First determine the distribution function F(x)

f(x)= x/16 for 0<x<4
1/2-x/16 for 4\leqx<8
0 for elsewhere

So I determined this & came up with the function (which is correct)

F(x)= 0 for x<o
x^2/32 for 0<x<4
x/2-x^2/32-1 for 4\leqx<8
1 for x\geq8

Then there is the question P(X>10)

Now, my thoughts is that from the original problem, the probability that x is greater than 8 is zero, & therefore, it should be zero... But, I got the question wrong & the professor stated that P(X>10) is 1. Which doesn't make a whole lot of sense to me, but she explained it that since it doesn't have an upper bound, it must be 1. Any ideas here? We had a homework question that stated a similar P(11<x<12) but here, it was zero because she stated it was bounded outside of the range.

 

[Dick]

I'm with you. P(X>10) is 0. P(X<10) is 1. I don't see how you could interpret the problem otherwise.

 

[kuahji]

Do you think given that it is a big X & not a little x has anything to do with it? I could see if it was F(X>10) perhaps... the notation always ends up getting the best of me.

 

[HallsofIvy]

Could you state the problem exactly it is given? Yes, P(x> 10) is 0 but you titled this "cumulative" function and have F(x)= 1 for x\ge 8.

 

[kuahji]

It is stated "Determine the distribution function, F(x) of the random variable X whose probability density is..." what I outlined first.
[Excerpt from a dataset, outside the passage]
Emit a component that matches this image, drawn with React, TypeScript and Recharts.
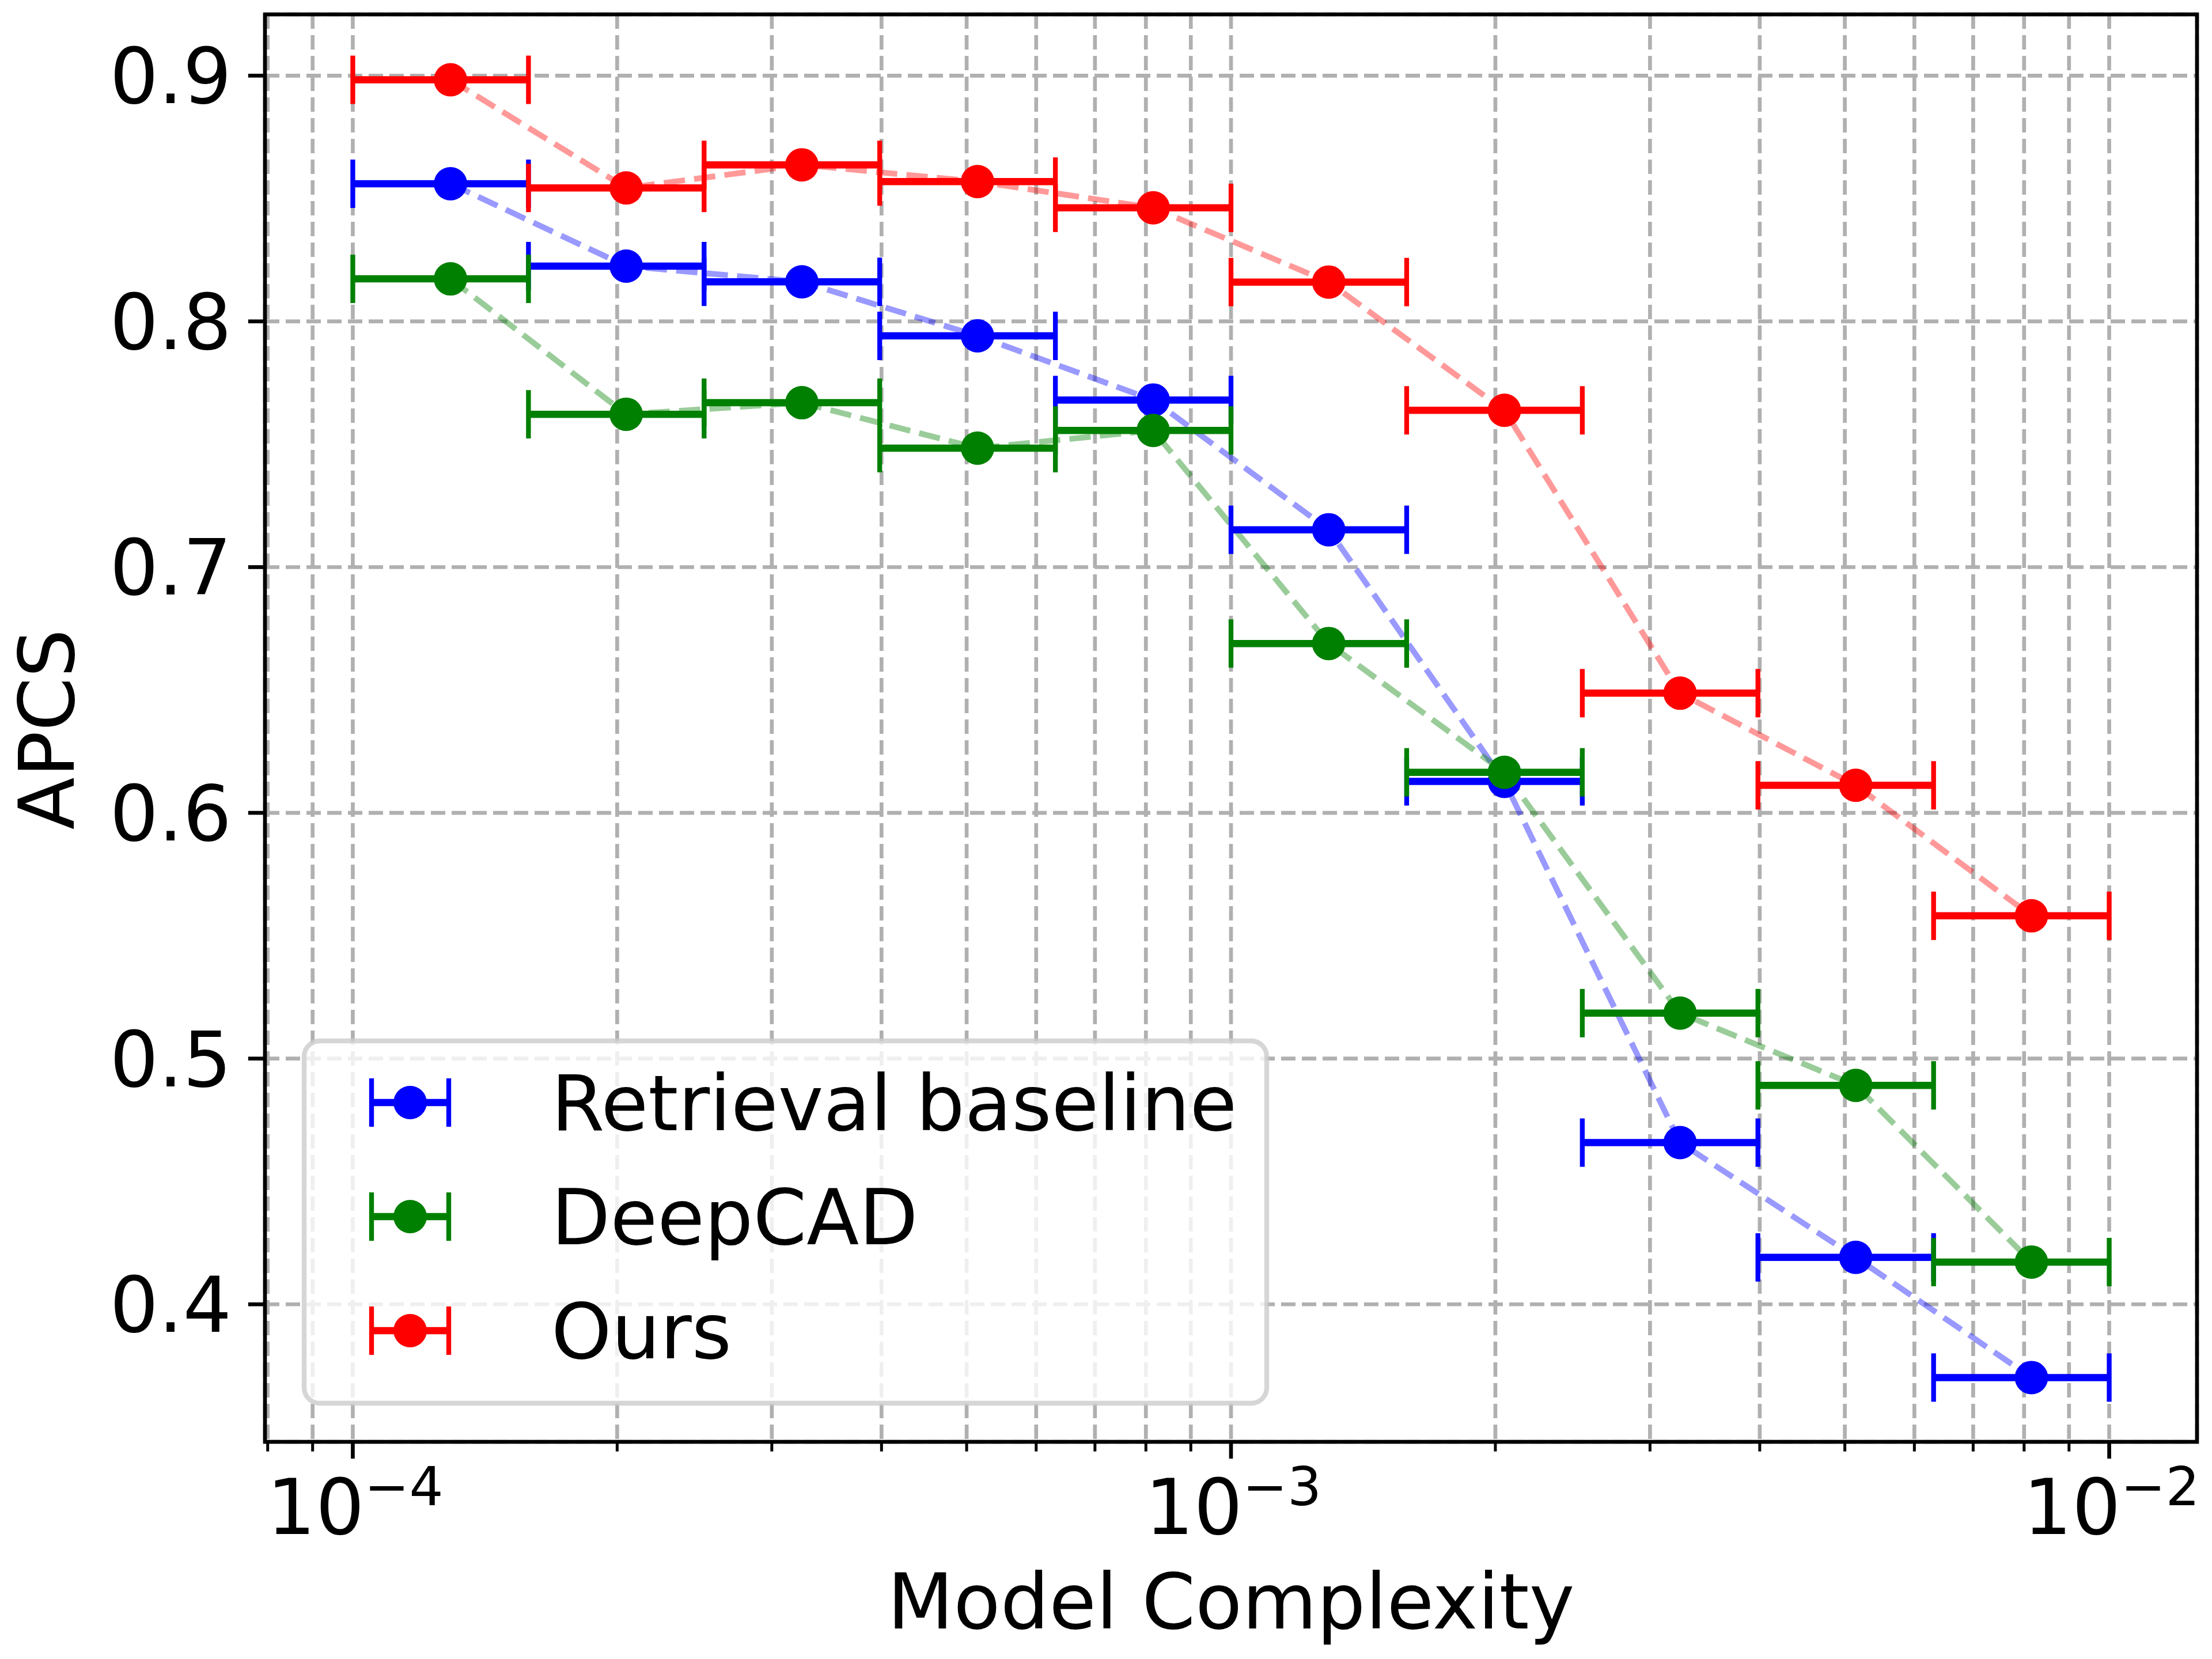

It then says "Use the information about F(x) in the previous question to determine" (which is the cumulative function I outlined)
a) P(X<6) which I did & showed the work 6/2-36/32-1 = 7/8 (which was correct)
b) P(X>10) which I showed the work 1-1=0 (which was marked wrong)
in class she specifically said b) was suppose to be 1. 1-0=1

 

[Dick]

I think this is all a misunderstanding. If P(X<6) is 7/8 then P(X>10) CANNOT be 1. They add to a number larger than 1 and they are mutually exclusive. That would just plain be silly. Please ask your teacher to explain. I can't.